* ROWS:
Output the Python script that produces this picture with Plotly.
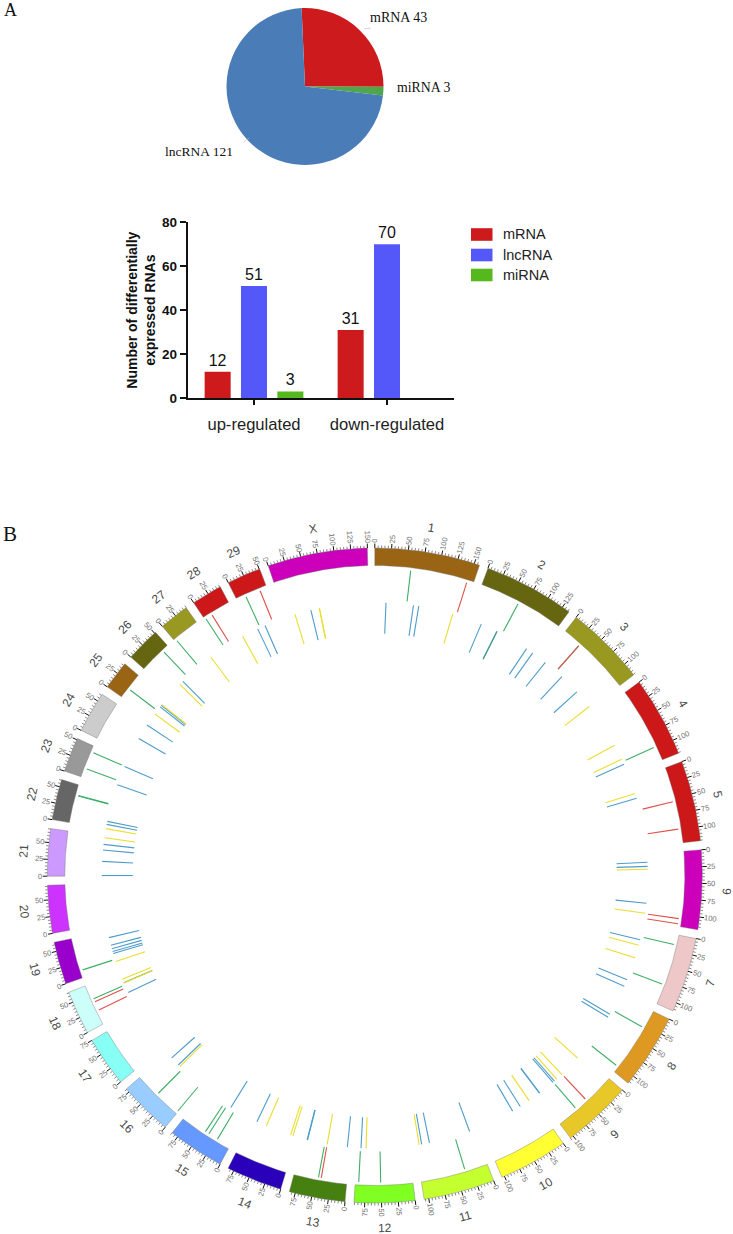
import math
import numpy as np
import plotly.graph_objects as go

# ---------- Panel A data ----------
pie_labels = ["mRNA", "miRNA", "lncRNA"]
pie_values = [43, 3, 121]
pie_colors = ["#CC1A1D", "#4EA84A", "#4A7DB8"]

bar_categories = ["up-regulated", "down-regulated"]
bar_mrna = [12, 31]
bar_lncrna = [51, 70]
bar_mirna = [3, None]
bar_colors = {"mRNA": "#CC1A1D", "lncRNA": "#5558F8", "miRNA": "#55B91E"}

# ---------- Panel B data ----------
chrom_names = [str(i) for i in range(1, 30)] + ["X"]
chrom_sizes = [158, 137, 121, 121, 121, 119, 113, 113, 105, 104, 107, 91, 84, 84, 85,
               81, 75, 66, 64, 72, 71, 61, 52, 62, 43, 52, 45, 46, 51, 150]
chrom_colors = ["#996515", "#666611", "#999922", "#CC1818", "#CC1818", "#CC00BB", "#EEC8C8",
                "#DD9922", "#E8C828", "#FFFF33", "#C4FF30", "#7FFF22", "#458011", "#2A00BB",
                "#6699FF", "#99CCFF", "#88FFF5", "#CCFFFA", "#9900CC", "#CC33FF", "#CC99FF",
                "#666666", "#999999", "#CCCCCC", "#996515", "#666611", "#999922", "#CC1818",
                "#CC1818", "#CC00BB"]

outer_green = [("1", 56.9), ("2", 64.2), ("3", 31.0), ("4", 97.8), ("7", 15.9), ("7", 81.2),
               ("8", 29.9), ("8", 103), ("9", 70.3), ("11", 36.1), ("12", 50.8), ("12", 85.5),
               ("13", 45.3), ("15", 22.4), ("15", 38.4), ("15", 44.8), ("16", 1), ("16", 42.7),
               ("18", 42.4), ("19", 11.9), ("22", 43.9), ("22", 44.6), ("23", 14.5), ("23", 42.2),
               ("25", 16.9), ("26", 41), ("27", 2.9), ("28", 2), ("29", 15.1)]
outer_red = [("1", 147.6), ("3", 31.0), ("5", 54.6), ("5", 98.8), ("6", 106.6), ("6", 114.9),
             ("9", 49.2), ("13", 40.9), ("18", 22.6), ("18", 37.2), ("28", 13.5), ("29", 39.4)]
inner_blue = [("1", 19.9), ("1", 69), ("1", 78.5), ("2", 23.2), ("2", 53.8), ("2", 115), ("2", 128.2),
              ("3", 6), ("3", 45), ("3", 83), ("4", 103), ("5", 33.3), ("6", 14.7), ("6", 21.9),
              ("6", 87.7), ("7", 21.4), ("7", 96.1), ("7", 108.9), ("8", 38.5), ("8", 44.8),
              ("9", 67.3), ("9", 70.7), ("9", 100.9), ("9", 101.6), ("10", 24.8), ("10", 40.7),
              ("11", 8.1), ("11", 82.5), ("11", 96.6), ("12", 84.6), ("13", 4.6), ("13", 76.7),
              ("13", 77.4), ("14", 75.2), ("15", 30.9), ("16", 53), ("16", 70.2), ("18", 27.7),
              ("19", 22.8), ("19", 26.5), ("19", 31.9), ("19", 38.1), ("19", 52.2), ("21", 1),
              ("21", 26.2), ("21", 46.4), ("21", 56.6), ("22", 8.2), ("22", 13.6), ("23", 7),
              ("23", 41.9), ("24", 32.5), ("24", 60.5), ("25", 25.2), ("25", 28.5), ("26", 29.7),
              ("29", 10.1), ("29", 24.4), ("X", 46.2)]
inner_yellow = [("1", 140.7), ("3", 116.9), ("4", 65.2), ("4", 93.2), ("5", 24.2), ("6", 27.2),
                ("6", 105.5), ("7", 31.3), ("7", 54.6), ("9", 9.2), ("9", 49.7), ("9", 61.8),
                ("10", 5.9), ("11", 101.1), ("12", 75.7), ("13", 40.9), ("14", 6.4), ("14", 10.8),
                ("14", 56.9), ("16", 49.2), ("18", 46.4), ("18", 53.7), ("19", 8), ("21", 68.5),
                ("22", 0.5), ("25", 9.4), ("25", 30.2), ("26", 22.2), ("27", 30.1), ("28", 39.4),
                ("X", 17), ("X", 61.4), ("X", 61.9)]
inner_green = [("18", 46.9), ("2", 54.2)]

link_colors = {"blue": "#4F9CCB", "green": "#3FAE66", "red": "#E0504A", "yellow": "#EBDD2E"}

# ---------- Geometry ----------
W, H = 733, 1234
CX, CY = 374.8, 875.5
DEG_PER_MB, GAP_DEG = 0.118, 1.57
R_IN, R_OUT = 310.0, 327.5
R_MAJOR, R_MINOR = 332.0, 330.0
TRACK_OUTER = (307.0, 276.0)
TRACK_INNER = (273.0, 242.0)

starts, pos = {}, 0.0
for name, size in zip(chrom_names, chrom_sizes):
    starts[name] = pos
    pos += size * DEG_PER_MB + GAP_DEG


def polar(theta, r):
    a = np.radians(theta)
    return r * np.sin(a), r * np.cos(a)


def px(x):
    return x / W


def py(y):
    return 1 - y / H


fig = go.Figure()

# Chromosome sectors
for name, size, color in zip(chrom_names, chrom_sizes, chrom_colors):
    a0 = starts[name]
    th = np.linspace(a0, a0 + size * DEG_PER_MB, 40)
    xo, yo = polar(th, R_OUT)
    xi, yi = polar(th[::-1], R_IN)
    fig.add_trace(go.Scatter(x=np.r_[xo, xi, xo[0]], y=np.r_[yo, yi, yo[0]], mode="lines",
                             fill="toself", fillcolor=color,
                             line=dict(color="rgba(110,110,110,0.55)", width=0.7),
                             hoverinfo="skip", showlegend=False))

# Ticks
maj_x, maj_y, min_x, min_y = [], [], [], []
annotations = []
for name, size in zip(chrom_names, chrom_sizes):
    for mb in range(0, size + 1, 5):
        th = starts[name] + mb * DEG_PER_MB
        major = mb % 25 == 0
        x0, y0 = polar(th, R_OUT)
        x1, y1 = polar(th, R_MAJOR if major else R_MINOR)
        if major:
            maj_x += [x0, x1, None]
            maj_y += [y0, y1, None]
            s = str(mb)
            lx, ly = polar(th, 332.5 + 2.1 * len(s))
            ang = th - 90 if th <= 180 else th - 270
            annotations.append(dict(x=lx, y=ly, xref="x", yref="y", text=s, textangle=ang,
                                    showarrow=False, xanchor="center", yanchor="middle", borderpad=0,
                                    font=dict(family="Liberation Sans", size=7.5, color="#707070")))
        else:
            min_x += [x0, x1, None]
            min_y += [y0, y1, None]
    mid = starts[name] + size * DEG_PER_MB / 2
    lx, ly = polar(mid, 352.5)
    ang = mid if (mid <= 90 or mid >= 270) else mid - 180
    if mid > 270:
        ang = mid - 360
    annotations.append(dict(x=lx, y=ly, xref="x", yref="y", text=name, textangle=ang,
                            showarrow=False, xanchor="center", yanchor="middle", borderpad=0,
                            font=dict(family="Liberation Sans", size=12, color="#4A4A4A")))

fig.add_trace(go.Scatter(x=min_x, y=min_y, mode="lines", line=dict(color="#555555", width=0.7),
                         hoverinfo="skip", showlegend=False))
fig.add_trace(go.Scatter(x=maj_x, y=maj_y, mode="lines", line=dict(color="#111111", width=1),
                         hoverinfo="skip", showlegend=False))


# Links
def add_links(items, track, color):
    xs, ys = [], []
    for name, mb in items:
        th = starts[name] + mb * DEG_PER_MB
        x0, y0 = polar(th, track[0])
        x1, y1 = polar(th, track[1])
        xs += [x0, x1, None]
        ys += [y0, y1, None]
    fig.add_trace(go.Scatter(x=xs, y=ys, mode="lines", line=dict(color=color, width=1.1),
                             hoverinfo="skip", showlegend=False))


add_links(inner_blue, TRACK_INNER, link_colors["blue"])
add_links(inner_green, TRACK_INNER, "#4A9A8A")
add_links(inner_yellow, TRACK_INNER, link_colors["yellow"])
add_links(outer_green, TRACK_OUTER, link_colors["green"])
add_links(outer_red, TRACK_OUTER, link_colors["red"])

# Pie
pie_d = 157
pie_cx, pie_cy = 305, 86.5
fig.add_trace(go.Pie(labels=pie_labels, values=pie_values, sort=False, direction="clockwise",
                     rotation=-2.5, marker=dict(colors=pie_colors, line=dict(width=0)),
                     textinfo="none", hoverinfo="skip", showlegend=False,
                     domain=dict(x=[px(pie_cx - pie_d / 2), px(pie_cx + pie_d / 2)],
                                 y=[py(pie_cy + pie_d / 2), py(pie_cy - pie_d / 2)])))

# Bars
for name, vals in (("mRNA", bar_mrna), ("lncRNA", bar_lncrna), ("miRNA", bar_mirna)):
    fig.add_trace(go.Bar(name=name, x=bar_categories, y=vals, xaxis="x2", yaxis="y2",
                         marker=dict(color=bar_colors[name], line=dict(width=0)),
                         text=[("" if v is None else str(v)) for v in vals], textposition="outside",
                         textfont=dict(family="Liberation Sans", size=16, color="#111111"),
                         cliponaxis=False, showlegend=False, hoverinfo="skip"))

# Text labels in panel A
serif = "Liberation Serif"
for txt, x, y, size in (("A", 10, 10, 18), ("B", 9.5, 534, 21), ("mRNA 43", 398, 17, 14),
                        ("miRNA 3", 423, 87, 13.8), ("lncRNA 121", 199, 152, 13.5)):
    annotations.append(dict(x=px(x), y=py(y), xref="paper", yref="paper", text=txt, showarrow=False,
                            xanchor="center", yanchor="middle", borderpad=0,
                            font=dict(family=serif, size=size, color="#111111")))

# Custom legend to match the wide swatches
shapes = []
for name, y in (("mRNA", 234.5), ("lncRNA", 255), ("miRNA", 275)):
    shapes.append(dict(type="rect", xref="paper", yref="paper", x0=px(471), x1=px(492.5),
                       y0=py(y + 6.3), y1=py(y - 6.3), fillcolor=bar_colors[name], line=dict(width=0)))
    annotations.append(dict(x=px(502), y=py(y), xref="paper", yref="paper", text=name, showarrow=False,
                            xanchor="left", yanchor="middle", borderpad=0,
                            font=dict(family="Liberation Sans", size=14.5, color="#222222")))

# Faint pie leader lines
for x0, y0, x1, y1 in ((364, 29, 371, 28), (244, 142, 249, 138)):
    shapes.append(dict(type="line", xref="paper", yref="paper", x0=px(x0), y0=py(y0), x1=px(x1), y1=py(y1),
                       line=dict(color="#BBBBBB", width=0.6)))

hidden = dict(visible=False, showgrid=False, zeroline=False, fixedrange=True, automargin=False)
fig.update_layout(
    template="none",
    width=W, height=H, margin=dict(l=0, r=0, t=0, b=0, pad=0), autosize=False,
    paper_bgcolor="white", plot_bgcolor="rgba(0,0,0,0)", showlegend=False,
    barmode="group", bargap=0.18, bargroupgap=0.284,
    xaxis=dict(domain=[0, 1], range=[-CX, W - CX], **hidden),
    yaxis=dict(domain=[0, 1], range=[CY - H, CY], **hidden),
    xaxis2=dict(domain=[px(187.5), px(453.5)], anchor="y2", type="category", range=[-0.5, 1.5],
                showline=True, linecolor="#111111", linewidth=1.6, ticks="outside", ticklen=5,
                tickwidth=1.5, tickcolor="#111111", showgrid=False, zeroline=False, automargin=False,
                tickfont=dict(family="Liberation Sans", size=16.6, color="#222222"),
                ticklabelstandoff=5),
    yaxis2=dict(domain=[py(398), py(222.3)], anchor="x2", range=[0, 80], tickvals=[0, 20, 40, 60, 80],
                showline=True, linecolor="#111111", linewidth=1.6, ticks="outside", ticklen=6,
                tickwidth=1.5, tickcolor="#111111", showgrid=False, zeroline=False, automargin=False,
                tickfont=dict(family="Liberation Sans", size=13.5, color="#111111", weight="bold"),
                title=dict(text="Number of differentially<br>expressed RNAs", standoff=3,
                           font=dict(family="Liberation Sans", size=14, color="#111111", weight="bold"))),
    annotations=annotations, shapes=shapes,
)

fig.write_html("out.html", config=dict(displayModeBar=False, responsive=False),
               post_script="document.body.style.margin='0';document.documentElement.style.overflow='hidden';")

--

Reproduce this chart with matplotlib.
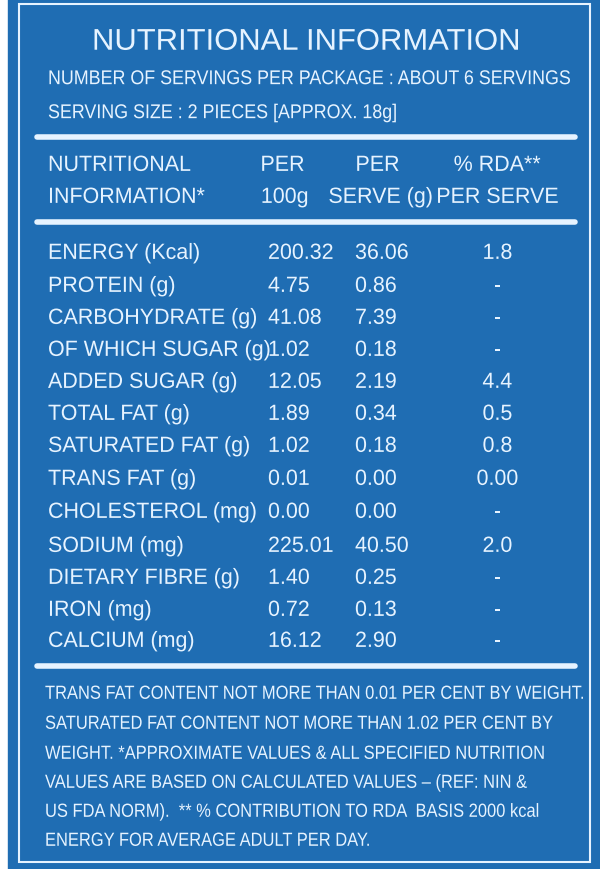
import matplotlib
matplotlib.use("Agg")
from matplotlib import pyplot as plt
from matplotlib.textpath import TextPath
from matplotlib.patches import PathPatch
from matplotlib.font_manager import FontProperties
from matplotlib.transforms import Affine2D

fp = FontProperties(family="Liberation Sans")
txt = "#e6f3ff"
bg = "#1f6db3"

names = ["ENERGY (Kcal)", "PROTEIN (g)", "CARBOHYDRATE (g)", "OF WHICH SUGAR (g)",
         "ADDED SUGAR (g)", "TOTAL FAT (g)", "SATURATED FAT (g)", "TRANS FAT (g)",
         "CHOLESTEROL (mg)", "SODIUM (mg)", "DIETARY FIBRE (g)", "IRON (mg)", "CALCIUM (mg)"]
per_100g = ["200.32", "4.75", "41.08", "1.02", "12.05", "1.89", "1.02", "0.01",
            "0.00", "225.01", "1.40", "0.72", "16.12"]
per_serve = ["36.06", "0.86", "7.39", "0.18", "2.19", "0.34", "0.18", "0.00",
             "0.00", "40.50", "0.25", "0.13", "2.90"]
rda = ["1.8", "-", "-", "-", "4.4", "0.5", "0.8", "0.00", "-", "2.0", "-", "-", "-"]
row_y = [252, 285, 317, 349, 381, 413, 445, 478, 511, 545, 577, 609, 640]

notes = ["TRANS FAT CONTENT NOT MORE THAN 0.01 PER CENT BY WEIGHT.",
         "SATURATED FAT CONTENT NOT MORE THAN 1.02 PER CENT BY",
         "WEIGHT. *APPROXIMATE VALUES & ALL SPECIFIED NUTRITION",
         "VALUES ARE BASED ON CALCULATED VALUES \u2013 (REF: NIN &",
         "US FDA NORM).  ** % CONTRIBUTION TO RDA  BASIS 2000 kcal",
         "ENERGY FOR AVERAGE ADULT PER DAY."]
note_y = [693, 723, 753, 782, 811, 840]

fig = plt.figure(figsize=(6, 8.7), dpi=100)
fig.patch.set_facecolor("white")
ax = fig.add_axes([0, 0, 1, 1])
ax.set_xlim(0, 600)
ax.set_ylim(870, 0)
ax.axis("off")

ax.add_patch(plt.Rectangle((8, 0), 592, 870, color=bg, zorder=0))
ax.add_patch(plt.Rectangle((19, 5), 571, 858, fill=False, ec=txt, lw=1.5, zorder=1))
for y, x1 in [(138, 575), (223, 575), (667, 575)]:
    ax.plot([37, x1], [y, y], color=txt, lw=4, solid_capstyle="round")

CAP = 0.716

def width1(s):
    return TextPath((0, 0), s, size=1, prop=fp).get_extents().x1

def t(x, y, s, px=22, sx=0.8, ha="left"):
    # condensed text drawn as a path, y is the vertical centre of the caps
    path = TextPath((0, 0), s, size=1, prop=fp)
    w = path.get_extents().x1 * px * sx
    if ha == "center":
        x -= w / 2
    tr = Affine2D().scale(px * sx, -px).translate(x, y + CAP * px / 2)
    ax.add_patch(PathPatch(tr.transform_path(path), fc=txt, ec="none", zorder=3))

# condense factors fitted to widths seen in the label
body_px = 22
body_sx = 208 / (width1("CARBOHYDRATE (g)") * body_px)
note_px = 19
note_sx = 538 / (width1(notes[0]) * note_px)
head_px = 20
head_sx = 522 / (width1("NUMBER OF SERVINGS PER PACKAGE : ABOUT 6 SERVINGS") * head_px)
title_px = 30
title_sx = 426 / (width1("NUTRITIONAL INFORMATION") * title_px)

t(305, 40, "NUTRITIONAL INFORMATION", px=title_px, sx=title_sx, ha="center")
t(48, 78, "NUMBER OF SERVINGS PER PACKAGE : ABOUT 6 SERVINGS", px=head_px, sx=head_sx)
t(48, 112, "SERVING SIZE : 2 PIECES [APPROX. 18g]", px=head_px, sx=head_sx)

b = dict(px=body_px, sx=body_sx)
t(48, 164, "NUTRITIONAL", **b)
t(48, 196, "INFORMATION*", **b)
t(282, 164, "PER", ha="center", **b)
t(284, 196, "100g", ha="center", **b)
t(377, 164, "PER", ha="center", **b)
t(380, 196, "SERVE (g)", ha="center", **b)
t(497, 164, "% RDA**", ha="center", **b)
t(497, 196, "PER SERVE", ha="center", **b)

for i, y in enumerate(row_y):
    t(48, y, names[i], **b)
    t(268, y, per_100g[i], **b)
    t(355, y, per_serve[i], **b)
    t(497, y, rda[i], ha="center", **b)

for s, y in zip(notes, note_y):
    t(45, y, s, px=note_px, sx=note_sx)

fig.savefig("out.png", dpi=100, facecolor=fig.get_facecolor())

* THE EXERCISE: Include both the line containing "Reproduce this chart with matplotlib." and the line containing "577, 609, 640]" when you write out everything between them, exactly. Leave the pictures out.

* RESULT OF THE TASK:
Reproduce this chart with matplotlib.
import matplotlib
matplotlib.use("Agg")
from matplotlib import pyplot as plt
from matplotlib.textpath import TextPath
from matplotlib.patches import PathPatch
from matplotlib.font_manager import FontProperties
from matplotlib.transforms import Affine2D

fp = FontProperties(family="Liberation Sans")
txt = "#e6f3ff"
bg = "#1f6db3"

names = ["ENERGY (Kcal)", "PROTEIN (g)", "CARBOHYDRATE (g)", "OF WHICH SUGAR (g)",
         "ADDED SUGAR (g)", "TOTAL FAT (g)", "SATURATED FAT (g)", "TRANS FAT (g)",
         "CHOLESTEROL (mg)", "SODIUM (mg)", "DIETARY FIBRE (g)", "IRON (mg)", "CALCIUM (mg)"]
per_100g = ["200.32", "4.75", "41.08", "1.02", "12.05", "1.89", "1.02", "0.01",
            "0.00", "225.01", "1.40", "0.72", "16.12"]
per_serve = ["36.06", "0.86", "7.39", "0.18", "2.19", "0.34", "0.18", "0.00",
             "0.00", "40.50", "0.25", "0.13", "2.90"]
rda = ["1.8", "-", "-", "-", "4.4", "0.5", "0.8", "0.00", "-", "2.0", "-", "-", "-"]
row_y = [252, 285, 317, 349, 381, 413, 445, 478, 511, 545, 577, 609, 640]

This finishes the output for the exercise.